In his latest book, David discussed briefly his view on the various issues including power, politics, christian nationalism, ekklesiology and radical discipleship with reference to the Anabaptist tradition. In my opinion, the latter seems to be the main theme of the book which aims to change our entire paradigm to the Jesus Paradigm, in order to be true servants of Jesus Christ again. Interestingly, there seems to be a growing trend of interests in the tradition of the Anabaptists, as the multitude seeks to follow Christ in a simpler way with deep intensity. Actually, it will be an exhilarating milestone if we can fully live out what we already do know.

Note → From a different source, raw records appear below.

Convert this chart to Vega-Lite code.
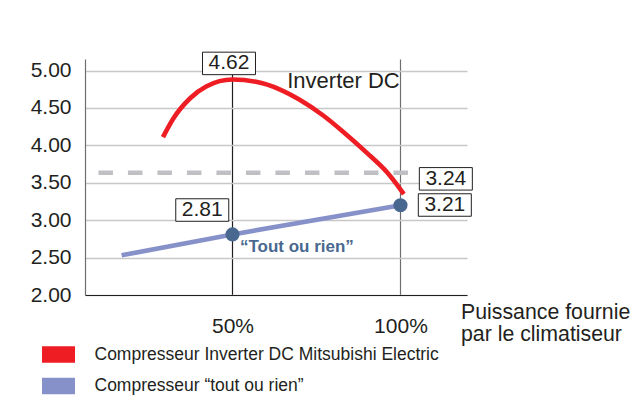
{
  "$schema": "https://vega.github.io/schema/vega-lite/v6.json",
  "width": 382,
  "height": 236,
  "autosize": {"type": "none"},
  "padding": {"left": 85, "top": 59, "right": 177, "bottom": 117},
  "background": "white",
  "config": {"view": {"stroke": null}, "font": "Liberation Sans"},
  "datasets": {
    "curves": [
      {"serie": "Compresseur Inverter DC Mitsubishi Electric", "x": 29.3, "y": 4.11},
      {"serie": "Compresseur Inverter DC Mitsubishi Electric", "x": 32.4, "y": 4.36},
      {"serie": "Compresseur Inverter DC Mitsubishi Electric", "x": 37.4, "y": 4.63},
      {"serie": "Compresseur Inverter DC Mitsubishi Electric", "x": 42.3, "y": 4.79},
      {"serie": "Compresseur Inverter DC Mitsubishi Electric", "x": 50, "y": 4.88},
      {"serie": "Compresseur Inverter DC Mitsubishi Electric", "x": 57, "y": 4.85},
      {"serie": "Compresseur Inverter DC Mitsubishi Electric", "x": 64, "y": 4.75},
      {"serie": "Compresseur Inverter DC Mitsubishi Electric", "x": 70, "y": 4.61},
      {"serie": "Compresseur Inverter DC Mitsubishi Electric", "x": 77, "y": 4.40},
      {"serie": "Compresseur Inverter DC Mitsubishi Electric", "x": 83, "y": 4.18},
      {"serie": "Compresseur Inverter DC Mitsubishi Electric", "x": 90, "y": 3.90},
      {"serie": "Compresseur Inverter DC Mitsubishi Electric", "x": 96, "y": 3.64},
      {"serie": "Compresseur Inverter DC Mitsubishi Electric", "x": 101, "y": 3.35},
      {"serie": "Compresseur “tout ou rien”", "x": 17, "y": 2.53},
      {"serie": "Compresseur “tout ou rien”", "x": 50, "y": 2.81},
      {"serie": "Compresseur “tout ou rien”", "x": 100, "y": 3.2}
    ],
    "dashed": [{"x": 10.1, "x2": 102.3, "y": 3.634}],
    "dots": [{"x": 50, "y": 2.81}, {"x": 100, "y": 3.2}],
    "boxes": [
      {"label": "4.62", "x": 48.96, "y": 5.096},
      {"label": "2.81", "x": 41.0, "y": 3.136},
      {"label": "3.24", "x": 113.5, "y": 3.553},
      {"label": "3.21", "x": 113.2, "y": 3.203}
    ],
    "notes": [{"text": "Inverter DC", "x": 66.3, "y": 4.762}],
    "notes2": [{"text": "“Tout ou rien”", "x": 52.2, "y": 2.578}]
  },
  "encoding": {
    "x": {
      "field": "x", "type": "quantitative",
      "scale": {"domain": [6.1, 119.8], "nice": false, "zero": false},
      "axis": {
        "values": [50, 100],
        "labelExpr": "datum.value + '%'",
        "title": ["Puissance fournie", "par le climatiseur"],
        "titleX": 375.5, "titleY": 6.5,
        "titleAlign": "left", "titleBaseline": "top",
        "titleFontSize": 21.3, "titleFontWeight": "normal", "titleColor": "#231f20",
        "titleLineHeight": 22,
        "labelFontSize": 21, "labelColor": "#231f20", "labelPadding": 20,
        "ticks": false,
        "domainColor": "#231f20", "domainWidth": 1.2,
        "grid": true,
        "gridColor": {"condition": {"test": "datum.value === 50", "value": "#231f20"}, "value": "#6d6e71"},
        "gridWidth": 1.2, "gridOpacity": 1
      }
    },
    "y": {
      "field": "y", "type": "quantitative",
      "scale": {"domain": [2, 5.155], "nice": false, "zero": false},
      "axis": {
        "values": [2, 2.5, 3, 3.5, 4, 4.5, 5],
        "format": ".2f",
        "title": null,
        "labelFontSize": 21, "labelColor": "#231f20", "labelPadding": 14,
        "ticks": false,
        "domainColor": "#6d6e71", "domainWidth": 1.2,
        "grid": true, "gridColor": "#c8c8c8", "gridWidth": 1.6, "gridOpacity": 1
      }
    }
  },
  "layer": [
    {
      "data": {"name": "dashed"},
      "mark": {"type": "rule", "color": "#c0c0c4", "strokeWidth": 4.3, "strokeDash": [14.5, 15]},
      "encoding": {"x2": {"field": "x2"}}
    },
    {
      "data": {"name": "curves"},
      "mark": {"type": "line", "interpolate": "monotone", "strokeWidth": 4.6},
      "encoding": {
        "color": {
          "field": "serie", "type": "nominal",
          "scale": {
            "domain": ["Compresseur Inverter DC Mitsubishi Electric", "Compresseur “tout ou rien”"],
            "range": ["#ee1d23", "#8791c9"]
          },
          "legend": {
            "orient": "none", "legendX": -43, "legendY": 279,
            "title": null,
            "symbolType": "M-1,-0.5H1V0.5H-1Z", "symbolSize": 1089, "symbolStrokeWidth": 0,
            "labelFontSize": 17.5, "labelColor": "#231f20", "labelOffset": 19.5,
            "labelLimit": 500,
            "rowPadding": 6.5, "padding": 0,
            "encode": {
              "symbols": {
                "update": {
                  "fill": {"scale": "color", "field": "value"},
                  "fillOpacity": {"value": 1},
                  "strokeWidth": {"value": 0}
                }
              }
            }
          }
        }
      }
    },
    {
      "data": {"name": "dots"},
      "mark": {"type": "point", "filled": true, "size": 200, "color": "#49688f", "opacity": 1}
    },
    {
      "data": {"name": "boxes"},
      "mark": {"type": "rect", "width": 53, "height": 22.5, "fill": "white", "stroke": "#231f20", "strokeWidth": 1}
    },
    {
      "data": {"name": "boxes"},
      "mark": {"type": "text", "fontSize": 21, "color": "#231f20", "align": "center", "baseline": "middle"},
      "encoding": {"text": {"field": "label"}}
    },
    {
      "data": {"name": "notes"},
      "mark": {"type": "text", "fontSize": 22, "color": "#231f20", "align": "left", "baseline": "alphabetic"},
      "encoding": {"text": {"field": "text"}}
    },
    {
      "data": {"name": "notes2"},
      "mark": {"type": "text", "fontSize": 17, "fontWeight": "bold", "color": "#49688f", "align": "left", "baseline": "alphabetic"},
      "encoding": {"text": {"field": "text"}}
    }
  ]
}
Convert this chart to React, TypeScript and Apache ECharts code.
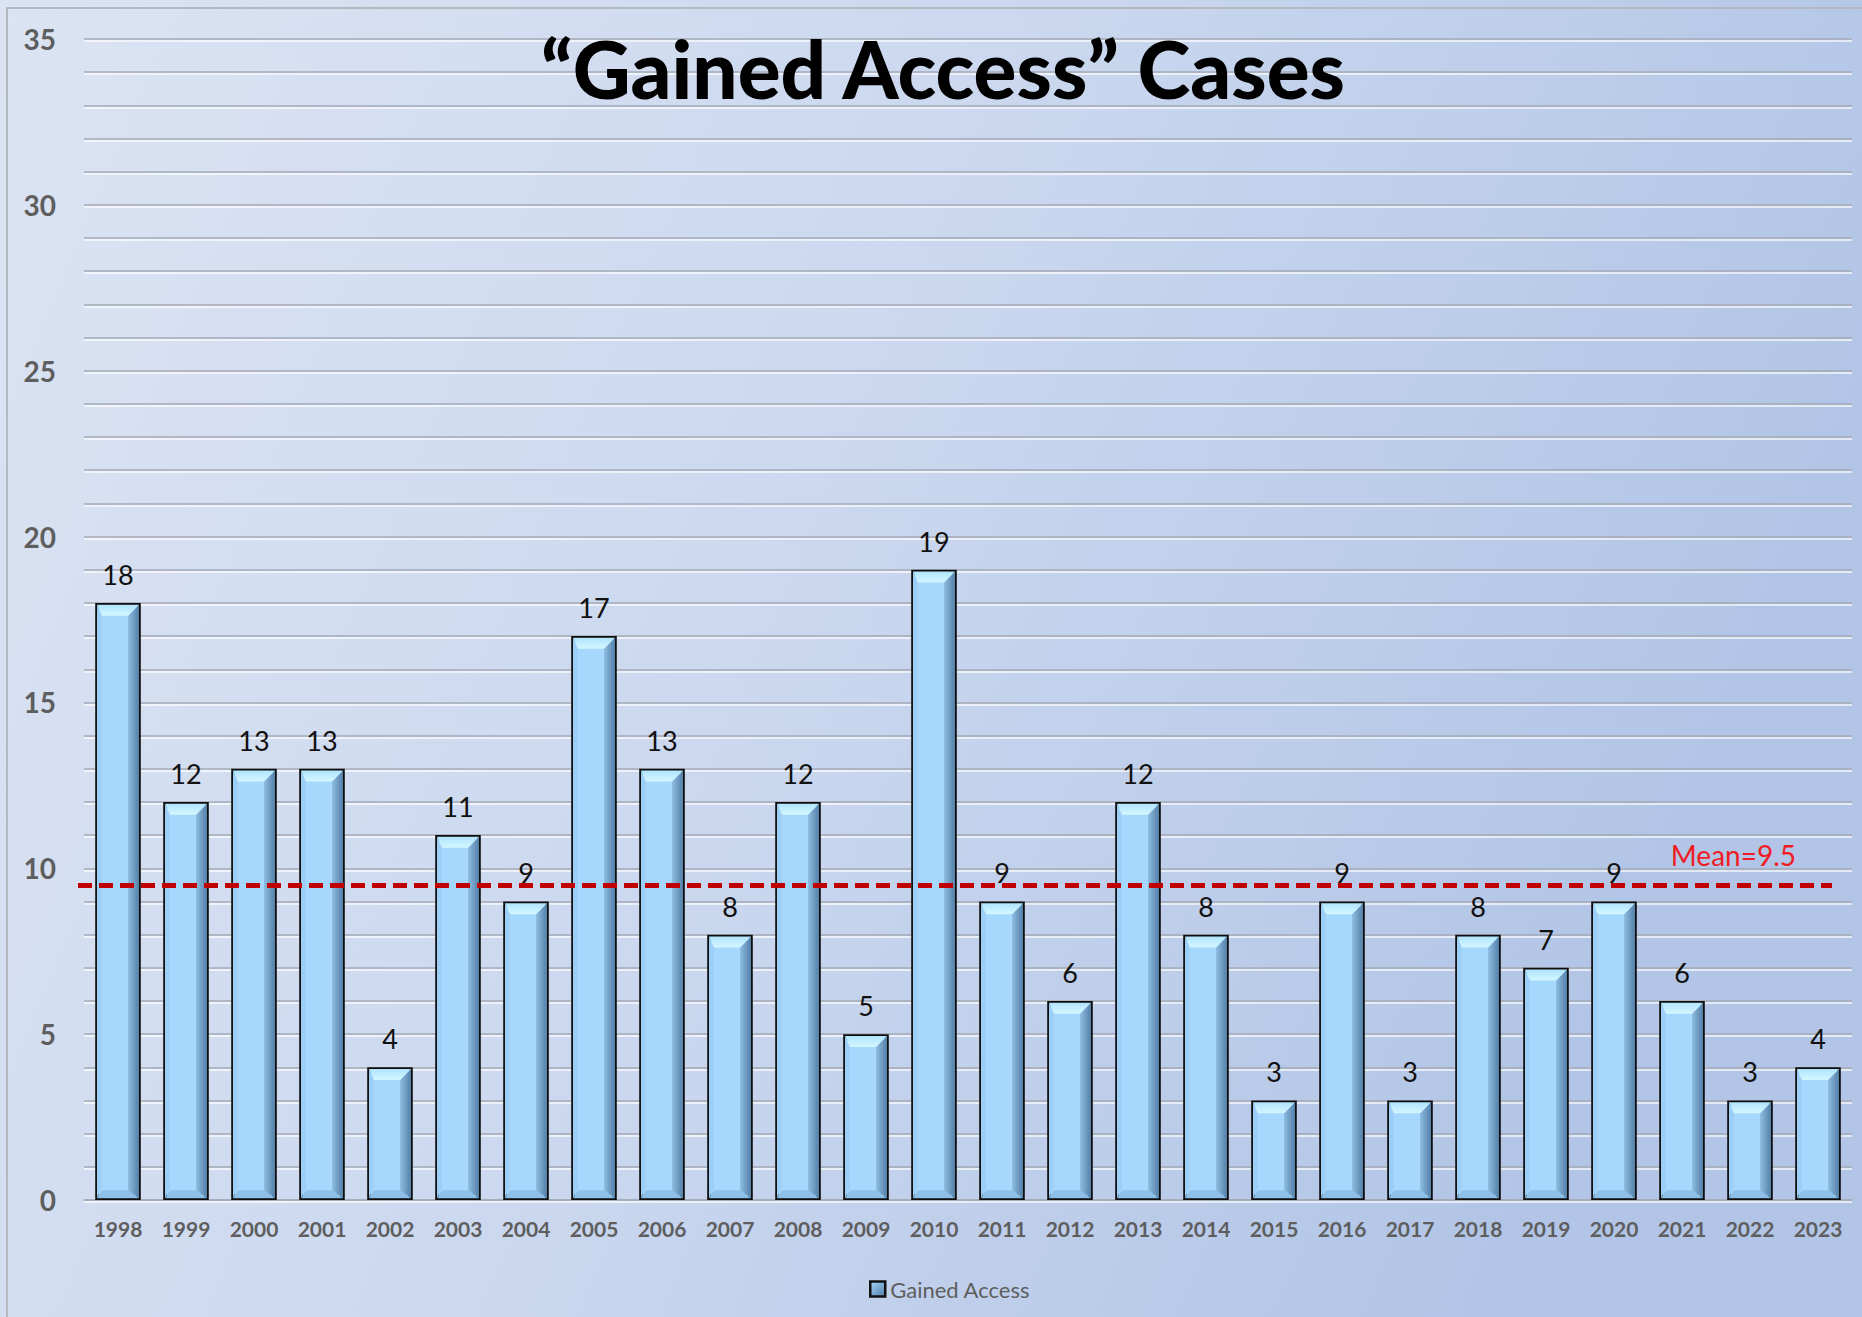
import React, { useEffect, useRef } from "react";
import * as echarts from "echarts";

const years = ["1998","1999","2000","2001","2002","2003","2004","2005","2006","2007","2008","2009","2010","2011","2012","2013","2014","2015","2016","2017","2018","2019","2020","2021","2022","2023"];
const cases = [18,12,13,13,4,11,9,17,13,8,12,5,19,9,6,12,8,3,9,3,8,7,9,6,3,4];
const meanValue = 9.5;
const yTicks = { min: 0, max: 35, interval: 5 };
const titleText = "\u201CGained Access\u201D Cases";
const seriesName = "Gained Access";

const BAR_RATIO = 0.67;

export default function App() {
  const ref = useRef<HTMLDivElement>(null);
  useEffect(() => {
    if (!ref.current) return;
    const chart = echarts.init(ref.current, null, { renderer: "svg" });
    const font = "Lato, 'Open Sans', sans-serif";
    const gridLine = { color: "#a4aab6", width: 1.5 };
    const hiLine = { color: "rgba(255,255,255,0.85)", width: 1.5 };
    const option: any = {
      animation: false,
      backgroundColor: {
        type: "linear", x: 0, y: 0, x2: 1, y2: 0.3,
        colorStops: [
          { offset: 0, color: "#dce4f3" },
          { offset: 0.5, color: "#cbd8ef" },
          { offset: 1, color: "#b2c5e6" },
        ],
      },
      textStyle: { fontFamily: font },
      graphic: [
        {
          type: "rect", silent: true, z: -1,
          shape: { x: 7, y: 8, width: 1870, height: 1320 },
          style: { fill: "none", stroke: "#b4b8c0", lineWidth: 2 },
        },
        {
          type: "text", x: 943, y: 68, z: 100,
          style: {
            text: titleText, fill: "#000", fontFamily: font, fontWeight: 900,
            fontSize: 80, textAlign: "center", textVerticalAlign: "middle",
          },
        },
      ],
      legend: {
        data: [seriesName], left: 864, top: 1273, itemWidth: 15, itemHeight: 15,
        icon: "rect",
        itemStyle: {
          borderWidth: 2.5, borderColor: "#111",
          color: new echarts.graphic.LinearGradient(0, 0, 1, 1, [
            { offset: 0, color: "#a6d7fd" },
            { offset: 1, color: "#4f7ca6" },
          ]),
        },
        textStyle: { color: "#5e5e5e", fontSize: 22, fontFamily: font },
      },
      grid: [
        { left: 84, right: 10, top: 39, bottom: 117 },
        { left: 84, right: 10, top: 41, bottom: 115 },
      ],
      xAxis: [
        {
          type: "category", data: years, gridIndex: 0,
          axisLine: { show: true, lineStyle: gridLine },
          axisTick: { show: false },
          axisLabel: { color: "#5e5e5e", fontWeight: "bold", fontSize: 21, margin: 18, fontFamily: font, interval: 0 },
          z: 3,
        },
        {
          type: "category", data: years, gridIndex: 1, show: false,
        },
      ],
      yAxis: [
        {
          type: "value", min: yTicks.min, max: yTicks.max, interval: yTicks.interval, gridIndex: 0,
          axisLine: { show: false }, axisTick: { show: false },
          axisLabel: { color: "#5e5e5e", fontWeight: "bold", fontSize: 28, margin: 28, fontFamily: font },
          splitLine: { show: true, lineStyle: gridLine },
          minorTick: { show: false, splitNumber: 5 },
          minorSplitLine: { show: true, lineStyle: gridLine },
          z: 2,
        },
        {
          type: "value", min: yTicks.min, max: yTicks.max, interval: yTicks.interval, gridIndex: 1,
          axisLine: { show: false }, axisTick: { show: false }, axisLabel: { show: false },
          splitLine: { show: true, lineStyle: hiLine },
          minorTick: { show: false, splitNumber: 5 },
          minorSplitLine: { show: true, lineStyle: hiLine },
          z: 1,
        },
      ],
      series: [
        {
          name: seriesName, type: "bar", data: cases, barWidth: (BAR_RATIO * 100) + "%",
          itemStyle: {
            color: "#a6d7fd", borderColor: "#0d0d0d", borderWidth: 3.5,
          },
          label: {
            show: true, position: "top", distance: 15, color: "#111", fontSize: 27, fontFamily: font,
          },
          z: 4,
          markLine: {
            silent: true, symbol: ["none", "none"], z: 20,
            lineStyle: { color: "#c00000", width: 5, type: [14, 7] },
            label: {
              show: true, position: "insideEndTop", formatter: "Mean=" + meanValue,
              color: "#f01c24", fontSize: 28, fontFamily: font, distance: 16, padding: [0, 20, 0, 0],
            },
            data: [[{ x: 78, yAxis: meanValue }, { x: 1832, yAxis: meanValue }]],
          },
        },
        {
          type: "custom", silent: true, z: 5,
          data: cases.map((v, i) => [i, v]),
          encode: { x: 0, y: 1 },
          renderItem: (params: any, api: any) => {
            const idx = api.value(0);
            const v = api.value(1);
            const top = api.coord([idx, v]);
            const base = api.coord([idx, 0]);
            const w = api.size([1, 0])[0] * BAR_RATIO;
            const i = 1.75;
            const x0 = top[0] - w / 2 + i, x1 = top[0] + w / 2 - i;
            const y0 = top[1] + i, y1 = base[1] - i;
            const b = 11;
            return {
              type: "group",
              children: [
                {
                  type: "polygon",
                  shape: { points: [[x0, y0], [x0 + 5, y0 + b], [x0 + 5, y1 - b], [x0, y1]] },
                  style: { fill: "#9ccff7" },
                },
                {
                  type: "polygon",
                  shape: { points: [[x0, y1], [x1, y1], [x1 - b, y1 - 8], [x0 + 5, y1 - 8]] },
                  style: { fill: "#8fc0e8" },
                },
                {
                  type: "polygon",
                  shape: { points: [[x1, y0], [x1, y1], [x1 - b, y1 - 8], [x1 - b, y0 + b]] },
                  style: {
                    fill: new echarts.graphic.LinearGradient(0, 0, 1, 0, [
                      { offset: 0, color: "#8ebde2" },
                      { offset: 1, color: "#5580a8" },
                    ]),
                  },
                },
                {
                  type: "polygon",
                  shape: { points: [[x0, y0], [x1, y0], [x1 - b, y0 + b], [x0 + 5, y0 + b]] },
                  style: {
                    fill: new echarts.graphic.LinearGradient(0, 0, 0, 1, [
                      { offset: 0, color: "#b0e4ff" },
                      { offset: 1, color: "#d4f7ff" },
                    ]),
                  },
                },
              ],
            };
          },
        },
      ],
    };
    chart.setOption(option);
    return () => chart.dispose();
  }, []);
  return (
    <div
      ref={ref}
      style={{ position: "fixed", left: 0, top: 0, width: 1862, height: 1317 }}
    />
  );
}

An overview of "The Jesus Paradigm" is as follow:

Chapter 1: Introduction – The Jesus Paradigm
Chapter 2: The Liberated Church – Recasting Our Vision of Discipleship
Chapter 3: The Radical Reformation – The Anabaptists and Suffering Servanthood
Chapter 4: The Priestly Kingdom – Communal Ekklesiology and Every-Member Ministry
Chapter 5: The Community of the Spirit – Leadership Jesus’ Style
Chapter 6: The Politics of Jesus – Disarming the Principalities and Powers
Chapter 7: The Future of Christianity – Habits of the Upside-Down Community
Afterwords: A New Paradigm for Theological Education?


David sees serious flaws in the very structure on which the western churches and denominations were built on, and how the unbiblical foundation prevents us from following the Lord. The solution proposed, thus is to seek restoration of the church organized as Jesus intended it and according to the example provided by the earliest church sources in the NT. That's three cheers for a NT and Greek teacher! You don't manufacture a product which doesn't match the original specifications, do you?

Overall, I find The Jesus Paradigm a fresh reading especially those portions on politics, power and the Anabaptist tradition, many points which I can agree with. As David put it, “This book is written for anyone who is dissatisfied with cultural Christianity and who longs for a greater reality in the whole Body of Christ. Its plea is that we get serious about following Jesus. It is written for anyone who is ready to build unity around the essentials of Christianity and get on with the top priorities.

However, I think this book serves more like a tantalizing appetizer than the sumptuous main course, as David did not elaborate further on the detailed practical outworking of the ekklesia and her functions. How does an emphasis on the priesthood of all believers transform the sacred cow of modern worship service with a three-point sermon, good entertainment programs and other church practices which warrant closer examination? It may leave readers to wonder, so what now? Perhaps David is thinking of authoring a future title on this topic? I hope he will not stop here.

If you wish to explore more on ekklesiology, I will suggest the three titles "The Church Comes Home", "Paul's Idea of Community" and "Going to Church in the First Century" by Robert Banks, and another three titles "Pagan Christianity", "Reimagining Church" and "From Eternity to Here" by Frank Viola, besides Wolfgang Simson's "Houses that Change the World", Chip Brogden's "The Irresistible Kingdom", Manfred Haller's "God's Goal: Christ As All in All" and many other more, just to give a flavour.